In reviewing the last vestiges of trade controls, the NEB also wants to hear suggestions for exempting Canadian gas imports — a major growth front in energy trade with the United States — from requiring board authorizations.

The national rule has a long pedigree and deep roots in popular political sentiment. The regime copied supply protections that the Alberta government and its Energy Resources Conservation Board (ERCB) adopted as a result of a public inquiry soon after the 1947 Leduc discovery near Edmonton launched the modern Canadian industry.

The inquiry was led by prominent business figure-turned-civil-servant R.J. Dinning, who had a taste for government control. Dinning’s energy inquiry registered a strong majority of Alberta public opinion that was highly possessive of natural gas as a key ingredient for growth by a wide range of industries from pottery to petrochemicals, as well as a cleaner and cheaper heating fuel than coal.

The Dinning commission recommended maintaining tight control on out-of-province gas sales — to any destinations including the rest of Canada as well as the United States — by limiting them to volumes deemed to exceed a 50-year supply for foreseeable Alberta needs, including economic and population growth. After much debate, the ERCB devised a less-restrictive but still stringent 30-year requirement. The NEB adopted a matching rule.

The provincial and national export regulations spawned periodic marathon hearings before the boards. Canadian suppliers and consumers jousted over encyclopedia-length reports assessing current reserves, demand and projected growth on both sides of energy markets.

The economic debates inflamed economic nationalist and environmental opinion, and employed squads of lawyers and expert witnesses from the earth sciences and engineering until the onset of energy deregulation under a 1985 federal-provincial policy agreement known as the Western Accord.

After a few last rounds of surplus test wrangling, the NEB largely put a stop to the protectionism-versus-free trade duels with a landmark decision handed down in 1987. The ruling devised a light-handed version of export policing that has prevailed to this day, known as the “market-based procedure” (MBP).

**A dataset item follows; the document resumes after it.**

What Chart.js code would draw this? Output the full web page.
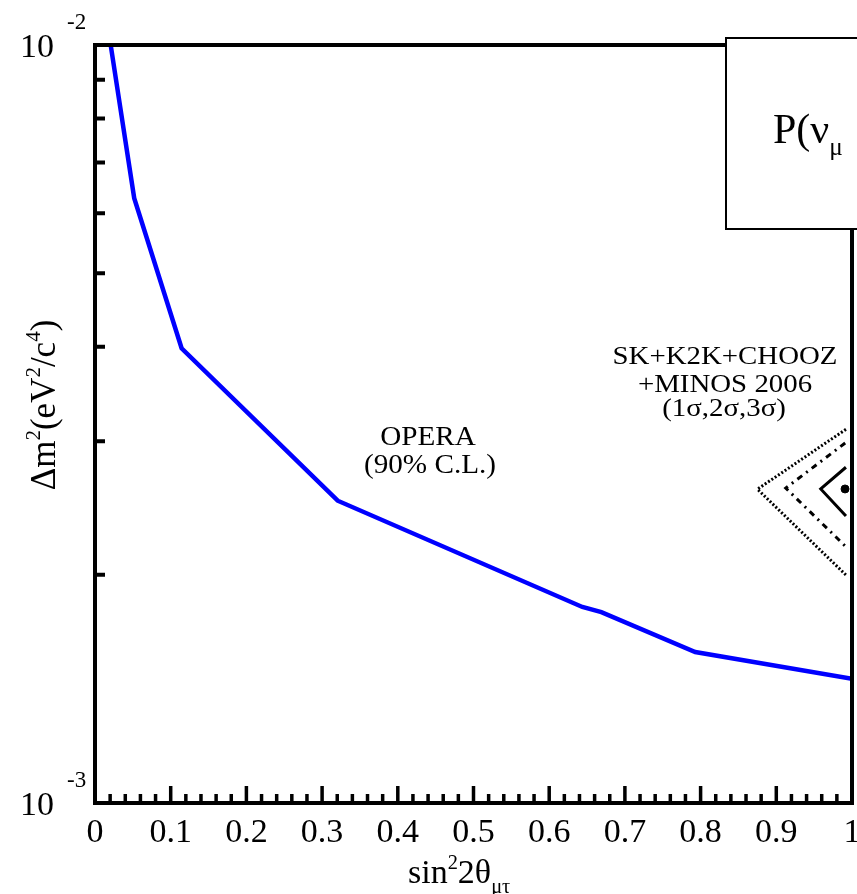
<!DOCTYPE html>
<html>
<head>
<meta charset="utf-8">
<script src="https://cdn.jsdelivr.net/npm/chart.js@4.4.0/dist/chart.umd.min.js"></script>
<style>
body{margin:0;background:#fff;}
canvas{display:block;}
</style>
</head>
<body>
<canvas id="c" width="857" height="894"></canvas>
<script>

/* data */

const operaX = [0.0207, 0.0518, 0.1144, 0.3206, 0.6438, 0.6689, 0.7929, 1.0];
const operaY = [1.0e-2, 6.28e-3, 3.98e-3, 2.505e-3, 1.814e-3, 1.786e-3, 1.582e-3, 1.458e-3];

const sig3X = [0.992, 0.8751, 0.992];
const sig3Y = [3.112e-3, 2.594e-3, 1.999e-3];
const sig2X = [0.991, 0.9125, 0.991];
const sig2Y = [2.985e-3, 2.603e-3, 2.183e-3];
const sig1X = [0.992, 0.9587, 0.992];
const sig1Y = [2.773e-3, 2.596e-3, 2.391e-3];
const bestX = [0.9908];
const bestY = [2.596e-3];

const xMajor = [0, 0.1, 0.2, 0.3, 0.4, 0.5, 0.6, 0.7, 0.8, 0.9, 1];
const xLabels = ["0", "0.1", "0.2", "0.3", "0.4", "0.5", "0.6", "0.7", "0.8", "0.9", "1"];
const xMinor = [0.02,0.04,0.06,0.08,0.12,0.14,0.16,0.18,0.22,0.24,0.26,0.28,0.32,0.34,0.36,0.38,
0.42,0.44,0.46,0.48,0.52,0.54,0.56,0.58,0.62,0.64,0.66,0.68,0.72,0.74,0.76,0.78,
0.82,0.84,0.86,0.88,0.92,0.94,0.96,0.98];
const yMinor = [2e-3, 3e-3, 4e-3, 5e-3, 6e-3, 7e-3, 8e-3, 9e-3];
const yMajor = [1e-2, 1e-3];
const yExp = ["-2", "-3"];

function pts(xs, ys){
return xs.map((x, i) => ({x: x, y: ys[i]}));
}

const SERIF = "'Liberation Serif', 'Times New Roman', serif";

/* rich text: parts = [[text, 'n'|'sup'|'sub'], ...] */

function partFont(size, kind){
let s = kind === "n" ? size : size * 0.6;
return s + "px " + SERIF;
}

function richWidth(ctx, parts, size){
let w = 0;
parts.forEach(p => {
ctx.font = partFont(size, p[1]);
w += ctx.measureText(p[0]).width;
});
return w;
}

function richText(ctx, parts, x, y, size){
parts.forEach(p => {
ctx.font = partFont(size, p[1]);
let dy = 0;
if(p[1] === "sup") dy = -size * 0.42;
if(p[1] === "sub") dy = size * 0.28;
ctx.fillText(p[0], x, y + dy);
x += ctx.measureText(p[0]).width;
});
}

function stretched(ctx, text, cx, y, size, sx){
ctx.save();
ctx.translate(cx, y);
ctx.scale(sx, 1);
ctx.font = size + "px " + SERIF;
ctx.textAlign = "center";
ctx.fillText(text, 0, 0);
ctx.restore();
}

/* frame, ticks, labels */

const decor = {
id: "decor",
afterDraw(chart){

const ctx = chart.ctx;
const a = chart.chartArea;
const xs = chart.scales.x;
const ys = chart.scales.y;

ctx.save();
ctx.fillStyle = "#000";
ctx.strokeStyle = "#000";
ctx.textBaseline = "alphabetic";

/* ticks */
ctx.lineWidth = 3.5;
ctx.beginPath();
xMinor.forEach(v => {
let px = xs.getPixelForValue(v);
ctx.moveTo(px, a.bottom);
ctx.lineTo(px, a.bottom - 9);
});
xMajor.forEach(v => {
let px = xs.getPixelForValue(v);
ctx.moveTo(px, a.bottom);
ctx.lineTo(px, a.bottom - 17);
});
ctx.stroke();

ctx.lineWidth = 4;
ctx.beginPath();
yMinor.forEach(v => {
let py = ys.getPixelForValue(v);
ctx.moveTo(a.left, py);
ctx.lineTo(a.left + 10, py);
});
ctx.stroke();

/* frame */
ctx.lineWidth = 4;
ctx.strokeRect(a.left, a.top, a.right - a.left, a.bottom - a.top);

/* x tick labels */
ctx.font = "34px " + SERIF;
ctx.textAlign = "center";
xMajor.forEach((v, i) => {
ctx.fillText(xLabels[i], xs.getPixelForValue(v), 842);
});

/* y tick labels */
yMajor.forEach((v, i) => {
let py = ys.getPixelForValue(v);
ctx.font = "34px " + SERIF;
ctx.textAlign = "right";
ctx.fillText("10", 54, py + 12);
ctx.font = "23px " + SERIF;
ctx.textAlign = "left";
ctx.fillText(yExp[i], 67, py - 16);
});

/* axis titles */
ctx.textAlign = "left";
richText(ctx, [["sin","n"],["2","sup"],["2θ","n"],["μτ","sub"]], 408, 883, 34);

ctx.save();
ctx.translate(55, 405);
ctx.rotate(-Math.PI / 2);
let yt = [["Δm","n"],["2","sup"],["(eV","n"],["2","sup"],["/c","n"],["4","sup"],[")","n"]];
let w = richWidth(ctx, yt, 35);
richText(ctx, yt, -w / 2, 0, 35);
ctx.restore();

/* annotations */
stretched(ctx, "OPERA", 428, 445, 27, 1.08);
stretched(ctx, "(90% C.L.)", 430, 473, 27, 1.08);
stretched(ctx, "SK+K2K+CHOOZ", 725, 364, 26, 1.11);
stretched(ctx, "+MINOS 2006", 725, 392, 26, 1.11);
stretched(ctx, "(1σ,2σ,3σ)", 724, 416, 26, 1.11);

/* legend box */
ctx.fillStyle = "#fff";
ctx.fillRect(726, 38, 200, 191);
ctx.lineWidth = 2;
ctx.strokeRect(726, 38, 200, 191);
ctx.fillStyle = "#000";
ctx.textAlign = "left";
richText(ctx, [["P(ν","n"],["μ","sub"],[" → ν","n"],["τ","sub"],[")","n"]], 773, 143, 42);

ctx.restore();
}
};

new Chart(document.getElementById("c"), {
type: "scatter",
data: {
datasets: [
{
label: "OPERA",
data: pts(operaX, operaY),
showLine: true,
borderColor: "#0000ff",
borderWidth: 4.5,
pointRadius: 0
},
{
label: "3 sigma",
data: pts(sig3X, sig3Y),
showLine: true,
borderColor: "#000",
borderWidth: 3,
borderDash: [2, 2],
pointRadius: 0
},
{
label: "2 sigma",
data: pts(sig2X, sig2Y),
showLine: true,
borderColor: "#000",
borderWidth: 3,
borderDash: [6, 5, 2, 5],
pointRadius: 0
},
{
label: "1 sigma",
data: pts(sig1X, sig1Y),
showLine: true,
borderColor: "#000",
borderWidth: 3,
pointRadius: 0
},
{
label: "best fit",
data: pts(bestX, bestY),
backgroundColor: "#000",
borderColor: "#000",
pointRadius: 4
}
]
},
options: {
responsive: false,
animation: false,
events: [],
layout: {padding: {top: 45, right: 4, left: 0, bottom: 0}},
plugins: {legend: {display: false}, tooltip: {enabled: false}},
scales: {
x: {
type: "linear",
min: 0,
max: 1,
grid: {display: false},
border: {display: false},
ticks: {display: false},
afterFit: s => { s.height = 91; }
},
y: {
type: "logarithmic",
min: 1e-3,
max: 1e-2,
grid: {display: false},
border: {display: false},
ticks: {display: false},
afterFit: s => { s.width = 95; }
}
}
},
plugins: [decor]
});

</script>
</body>
</html>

The national MBP is a complaint-based method that dropped the years-long mandatory gas inventories and that transferred the onus for policing export volumes over to markets from regulatory gurus. While Alberta has retained elements of the old reserves bean counting, the NEB has let exports go ahead unless alternative Canadian buyers step forward to demonstrate that they are denied supplies on terms comparable to deals with foreign consumers. No such complaints have been made by Canadian personal or business consumers, although Atlantic region provincial governments prodded the NEB into holding surplus test hearings in the late 1990s on fledgling markets opened up by the Sable Offshore Energy Project.

The MBP cured technical headaches by enabling exporters to rely on periodic supply and market assessments by the NEB instead of generating their own projections.

Export approvals have also been accelerated by clearly dividing them into two classes: short-term permits for two years or less and long licenses that typically last for up to 20 years.

Since 1985, the volume of Canadian pipeline exports to the United States that move under long-term licenses declined from almost 100% to 64% in 1990, 27% in 2000 and about 1% as of 2011.

But long licenses are making a comeback because they are sought for overseas tanker shipments by sponsors of liquefied natural gas (LNG) projects on the Pacific Coast of British Columbia. The NEB has granted 20-year export licenses to two LNG projects over the past year and is reviewing an application for a third request for a 20-year permit (see NGI, Aug. 6).